_SHORT TASK_
Exactly as written, please set down all of the entries again, with no pictures.

_GIVEN DATA_

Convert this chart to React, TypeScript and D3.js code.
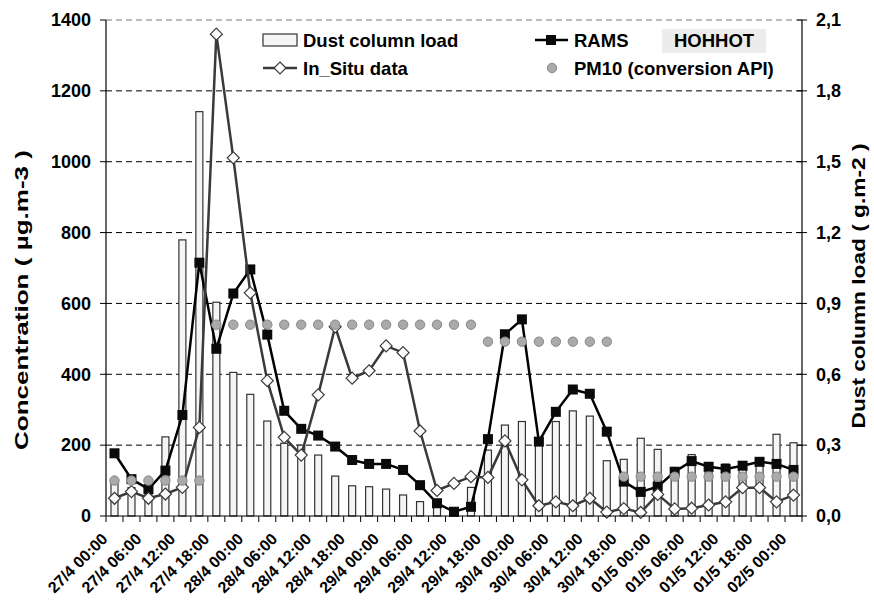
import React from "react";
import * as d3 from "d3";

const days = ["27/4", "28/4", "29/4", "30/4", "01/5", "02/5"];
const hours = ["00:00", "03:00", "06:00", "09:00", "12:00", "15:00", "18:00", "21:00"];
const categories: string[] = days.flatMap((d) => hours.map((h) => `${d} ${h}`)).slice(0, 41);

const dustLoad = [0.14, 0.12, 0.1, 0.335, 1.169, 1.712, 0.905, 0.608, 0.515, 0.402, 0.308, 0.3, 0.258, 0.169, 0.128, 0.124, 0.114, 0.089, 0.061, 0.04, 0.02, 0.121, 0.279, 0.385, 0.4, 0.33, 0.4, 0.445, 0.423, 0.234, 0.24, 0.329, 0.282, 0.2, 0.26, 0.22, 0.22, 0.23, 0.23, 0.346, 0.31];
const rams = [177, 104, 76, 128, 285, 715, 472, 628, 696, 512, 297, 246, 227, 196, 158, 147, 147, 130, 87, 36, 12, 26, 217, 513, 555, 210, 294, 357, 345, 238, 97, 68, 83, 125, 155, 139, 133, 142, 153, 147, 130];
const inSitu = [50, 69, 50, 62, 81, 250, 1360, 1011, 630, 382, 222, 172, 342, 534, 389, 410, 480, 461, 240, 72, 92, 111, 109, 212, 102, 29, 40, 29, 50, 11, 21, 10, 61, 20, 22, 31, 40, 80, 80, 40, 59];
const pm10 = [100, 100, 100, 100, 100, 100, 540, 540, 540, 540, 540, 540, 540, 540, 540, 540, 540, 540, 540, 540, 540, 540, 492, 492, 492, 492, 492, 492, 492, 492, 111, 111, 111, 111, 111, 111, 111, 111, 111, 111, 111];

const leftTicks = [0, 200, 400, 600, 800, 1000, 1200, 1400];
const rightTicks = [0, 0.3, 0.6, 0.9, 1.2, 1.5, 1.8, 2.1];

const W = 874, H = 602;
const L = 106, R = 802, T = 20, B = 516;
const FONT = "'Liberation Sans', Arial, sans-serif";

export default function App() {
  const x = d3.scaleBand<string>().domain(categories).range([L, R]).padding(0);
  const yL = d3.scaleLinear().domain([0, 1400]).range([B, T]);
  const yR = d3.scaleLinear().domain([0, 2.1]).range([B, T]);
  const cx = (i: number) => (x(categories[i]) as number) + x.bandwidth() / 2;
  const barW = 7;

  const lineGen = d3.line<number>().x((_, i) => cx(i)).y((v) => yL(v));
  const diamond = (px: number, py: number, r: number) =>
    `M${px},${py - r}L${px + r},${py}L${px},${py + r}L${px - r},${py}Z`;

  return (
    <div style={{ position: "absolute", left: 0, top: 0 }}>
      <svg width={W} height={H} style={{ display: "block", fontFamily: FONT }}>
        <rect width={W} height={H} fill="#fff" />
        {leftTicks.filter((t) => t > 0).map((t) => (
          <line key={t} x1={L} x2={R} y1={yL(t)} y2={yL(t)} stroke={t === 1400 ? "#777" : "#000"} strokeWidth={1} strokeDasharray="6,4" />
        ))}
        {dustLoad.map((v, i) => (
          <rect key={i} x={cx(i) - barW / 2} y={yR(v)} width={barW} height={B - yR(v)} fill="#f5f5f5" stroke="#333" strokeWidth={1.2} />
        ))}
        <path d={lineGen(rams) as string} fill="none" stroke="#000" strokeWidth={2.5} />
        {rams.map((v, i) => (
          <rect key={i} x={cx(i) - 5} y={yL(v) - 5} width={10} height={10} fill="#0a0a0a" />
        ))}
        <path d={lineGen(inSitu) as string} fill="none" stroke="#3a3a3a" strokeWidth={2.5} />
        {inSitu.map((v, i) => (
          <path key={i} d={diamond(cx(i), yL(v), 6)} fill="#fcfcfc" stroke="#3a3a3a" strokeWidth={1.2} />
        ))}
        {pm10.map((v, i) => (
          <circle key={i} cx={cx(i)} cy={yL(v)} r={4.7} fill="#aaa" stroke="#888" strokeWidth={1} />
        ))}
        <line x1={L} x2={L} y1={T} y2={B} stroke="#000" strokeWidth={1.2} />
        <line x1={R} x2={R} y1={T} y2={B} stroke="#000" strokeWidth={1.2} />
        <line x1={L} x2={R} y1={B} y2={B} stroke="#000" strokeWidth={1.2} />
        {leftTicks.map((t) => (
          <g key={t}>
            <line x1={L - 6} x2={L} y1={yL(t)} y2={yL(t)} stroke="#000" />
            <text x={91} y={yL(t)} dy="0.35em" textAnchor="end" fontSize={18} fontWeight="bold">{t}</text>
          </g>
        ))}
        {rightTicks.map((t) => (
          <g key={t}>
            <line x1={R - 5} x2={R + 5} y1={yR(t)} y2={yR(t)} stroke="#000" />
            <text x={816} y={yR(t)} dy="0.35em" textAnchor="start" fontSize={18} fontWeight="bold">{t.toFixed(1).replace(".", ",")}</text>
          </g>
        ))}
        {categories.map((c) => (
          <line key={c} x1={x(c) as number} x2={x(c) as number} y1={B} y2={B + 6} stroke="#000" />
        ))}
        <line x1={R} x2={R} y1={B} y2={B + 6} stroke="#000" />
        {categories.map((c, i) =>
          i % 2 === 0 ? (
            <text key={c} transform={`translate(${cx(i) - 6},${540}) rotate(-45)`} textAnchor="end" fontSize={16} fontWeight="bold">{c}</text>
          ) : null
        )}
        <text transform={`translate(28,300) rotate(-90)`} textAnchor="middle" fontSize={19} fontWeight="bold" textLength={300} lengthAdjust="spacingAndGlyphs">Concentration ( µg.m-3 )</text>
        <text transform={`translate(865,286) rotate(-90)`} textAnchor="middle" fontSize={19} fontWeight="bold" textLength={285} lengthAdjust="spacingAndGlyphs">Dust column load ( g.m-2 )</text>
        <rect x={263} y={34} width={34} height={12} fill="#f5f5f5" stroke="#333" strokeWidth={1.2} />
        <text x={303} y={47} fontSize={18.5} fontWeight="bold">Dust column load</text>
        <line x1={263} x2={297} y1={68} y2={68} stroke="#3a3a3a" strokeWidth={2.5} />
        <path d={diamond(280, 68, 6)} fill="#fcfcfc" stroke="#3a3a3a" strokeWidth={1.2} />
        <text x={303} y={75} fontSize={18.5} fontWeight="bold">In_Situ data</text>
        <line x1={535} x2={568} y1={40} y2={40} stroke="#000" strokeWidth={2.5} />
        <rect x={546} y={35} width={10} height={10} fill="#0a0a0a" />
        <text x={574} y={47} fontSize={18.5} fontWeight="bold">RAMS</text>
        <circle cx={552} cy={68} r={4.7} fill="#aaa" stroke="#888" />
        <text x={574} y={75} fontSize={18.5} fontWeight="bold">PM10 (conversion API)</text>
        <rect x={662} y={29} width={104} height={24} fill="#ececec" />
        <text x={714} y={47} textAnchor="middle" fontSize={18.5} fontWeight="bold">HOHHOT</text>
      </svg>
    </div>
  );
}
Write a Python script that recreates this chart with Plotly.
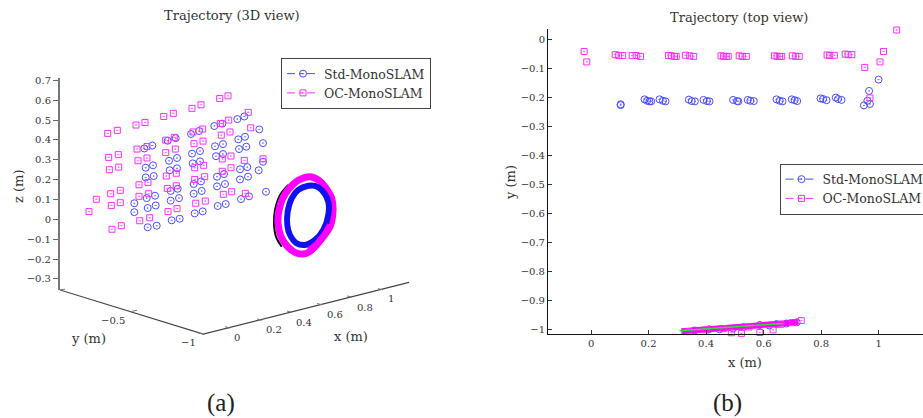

_FINAL ANSWER_
Convert this chart to React, TypeScript and D3.js code.
import React from "react";
import * as d3 from "d3";

const days = ["27/4", "28/4", "29/4", "30/4", "01/5", "02/5"];
const hours = ["00:00", "03:00", "06:00", "09:00", "12:00", "15:00", "18:00", "21:00"];
const categories: string[] = days.flatMap((d) => hours.map((h) => `${d} ${h}`)).slice(0, 41);

const dustLoad = [0.14, 0.12, 0.1, 0.335, 1.169, 1.712, 0.905, 0.608, 0.515, 0.402, 0.308, 0.3, 0.258, 0.169, 0.128, 0.124, 0.114, 0.089, 0.061, 0.04, 0.02, 0.121, 0.279, 0.385, 0.4, 0.33, 0.4, 0.445, 0.423, 0.234, 0.24, 0.329, 0.282, 0.2, 0.26, 0.22, 0.22, 0.23, 0.23, 0.346, 0.31];
const rams = [177, 104, 76, 128, 285, 715, 472, 628, 696, 512, 297, 246, 227, 196, 158, 147, 147, 130, 87, 36, 12, 26, 217, 513, 555, 210, 294, 357, 345, 238, 97, 68, 83, 125, 155, 139, 133, 142, 153, 147, 130];
const inSitu = [50, 69, 50, 62, 81, 250, 1360, 1011, 630, 382, 222, 172, 342, 534, 389, 410, 480, 461, 240, 72, 92, 111, 109, 212, 102, 29, 40, 29, 50, 11, 21, 10, 61, 20, 22, 31, 40, 80, 80, 40, 59];
const pm10 = [100, 100, 100, 100, 100, 100, 540, 540, 540, 540, 540, 540, 540, 540, 540, 540, 540, 540, 540, 540, 540, 540, 492, 492, 492, 492, 492, 492, 492, 492, 111, 111, 111, 111, 111, 111, 111, 111, 111, 111, 111];

const leftTicks = [0, 200, 400, 600, 800, 1000, 1200, 1400];
const rightTicks = [0, 0.3, 0.6, 0.9, 1.2, 1.5, 1.8, 2.1];

const W = 874, H = 602;
const L = 106, R = 802, T = 20, B = 516;
const FONT = "'Liberation Sans', Arial, sans-serif";

export default function App() {
  const x = d3.scaleBand<string>().domain(categories).range([L, R]).padding(0);
  const yL = d3.scaleLinear().domain([0, 1400]).range([B, T]);
  const yR = d3.scaleLinear().domain([0, 2.1]).range([B, T]);
  const cx = (i: number) => (x(categories[i]) as number) + x.bandwidth() / 2;
  const barW = 7;

  const lineGen = d3.line<number>().x((_, i) => cx(i)).y((v) => yL(v));
  const diamond = (px: number, py: number, r: number) =>
    `M${px},${py - r}L${px + r},${py}L${px},${py + r}L${px - r},${py}Z`;

  return (
    <div style={{ position: "absolute", left: 0, top: 0 }}>
      <svg width={W} height={H} style={{ display: "block", fontFamily: FONT }}>
        <rect width={W} height={H} fill="#fff" />
        {leftTicks.filter((t) => t > 0).map((t) => (
          <line key={t} x1={L} x2={R} y1={yL(t)} y2={yL(t)} stroke={t === 1400 ? "#777" : "#000"} strokeWidth={1} strokeDasharray="6,4" />
        ))}
        {dustLoad.map((v, i) => (
          <rect key={i} x={cx(i) - barW / 2} y={yR(v)} width={barW} height={B - yR(v)} fill="#f5f5f5" stroke="#333" strokeWidth={1.2} />
        ))}
        <path d={lineGen(rams) as string} fill="none" stroke="#000" strokeWidth={2.5} />
        {rams.map((v, i) => (
          <rect key={i} x={cx(i) - 5} y={yL(v) - 5} width={10} height={10} fill="#0a0a0a" />
        ))}
        <path d={lineGen(inSitu) as string} fill="none" stroke="#3a3a3a" strokeWidth={2.5} />
        {inSitu.map((v, i) => (
          <path key={i} d={diamond(cx(i), yL(v), 6)} fill="#fcfcfc" stroke="#3a3a3a" strokeWidth={1.2} />
        ))}
        {pm10.map((v, i) => (
          <circle key={i} cx={cx(i)} cy={yL(v)} r={4.7} fill="#aaa" stroke="#888" strokeWidth={1} />
        ))}
        <line x1={L} x2={L} y1={T} y2={B} stroke="#000" strokeWidth={1.2} />
        <line x1={R} x2={R} y1={T} y2={B} stroke="#000" strokeWidth={1.2} />
        <line x1={L} x2={R} y1={B} y2={B} stroke="#000" strokeWidth={1.2} />
        {leftTicks.map((t) => (
          <g key={t}>
            <line x1={L - 6} x2={L} y1={yL(t)} y2={yL(t)} stroke="#000" />
            <text x={91} y={yL(t)} dy="0.35em" textAnchor="end" fontSize={18} fontWeight="bold">{t}</text>
          </g>
        ))}
        {rightTicks.map((t) => (
          <g key={t}>
            <line x1={R - 5} x2={R + 5} y1={yR(t)} y2={yR(t)} stroke="#000" />
            <text x={816} y={yR(t)} dy="0.35em" textAnchor="start" fontSize={18} fontWeight="bold">{t.toFixed(1).replace(".", ",")}</text>
          </g>
        ))}
        {categories.map((c) => (
          <line key={c} x1={x(c) as number} x2={x(c) as number} y1={B} y2={B + 6} stroke="#000" />
        ))}
        <line x1={R} x2={R} y1={B} y2={B + 6} stroke="#000" />
        {categories.map((c, i) =>
          i % 2 === 0 ? (
            <text key={c} transform={`translate(${cx(i) - 6},${540}) rotate(-45)`} textAnchor="end" fontSize={16} fontWeight="bold">{c}</text>
          ) : null
        )}
        <text transform={`translate(28,300) rotate(-90)`} textAnchor="middle" fontSize={19} fontWeight="bold" textLength={300} lengthAdjust="spacingAndGlyphs">Concentration ( µg.m-3 )</text>
        <text transform={`translate(865,286) rotate(-90)`} textAnchor="middle" fontSize={19} fontWeight="bold" textLength={285} lengthAdjust="spacingAndGlyphs">Dust column load ( g.m-2 )</text>
        <rect x={263} y={34} width={34} height={12} fill="#f5f5f5" stroke="#333" strokeWidth={1.2} />
        <text x={303} y={47} fontSize={18.5} fontWeight="bold">Dust column load</text>
        <line x1={263} x2={297} y1={68} y2={68} stroke="#3a3a3a" strokeWidth={2.5} />
        <path d={diamond(280, 68, 6)} fill="#fcfcfc" stroke="#3a3a3a" strokeWidth={1.2} />
        <text x={303} y={75} fontSize={18.5} fontWeight="bold">In_Situ data</text>
        <line x1={535} x2={568} y1={40} y2={40} stroke="#000" strokeWidth={2.5} />
        <rect x={546} y={35} width={10} height={10} fill="#0a0a0a" />
        <text x={574} y={47} fontSize={18.5} fontWeight="bold">RAMS</text>
        <circle cx={552} cy={68} r={4.7} fill="#aaa" stroke="#888" />
        <text x={574} y={75} fontSize={18.5} fontWeight="bold">PM10 (conversion API)</text>
        <rect x={662} y={29} width={104} height={24} fill="#ececec" />
        <text x={714} y={47} textAnchor="middle" fontSize={18.5} fontWeight="bold">HOHHOT</text>
      </svg>
    </div>
  );
}
Write a Python script that recreates this chart with Plotly.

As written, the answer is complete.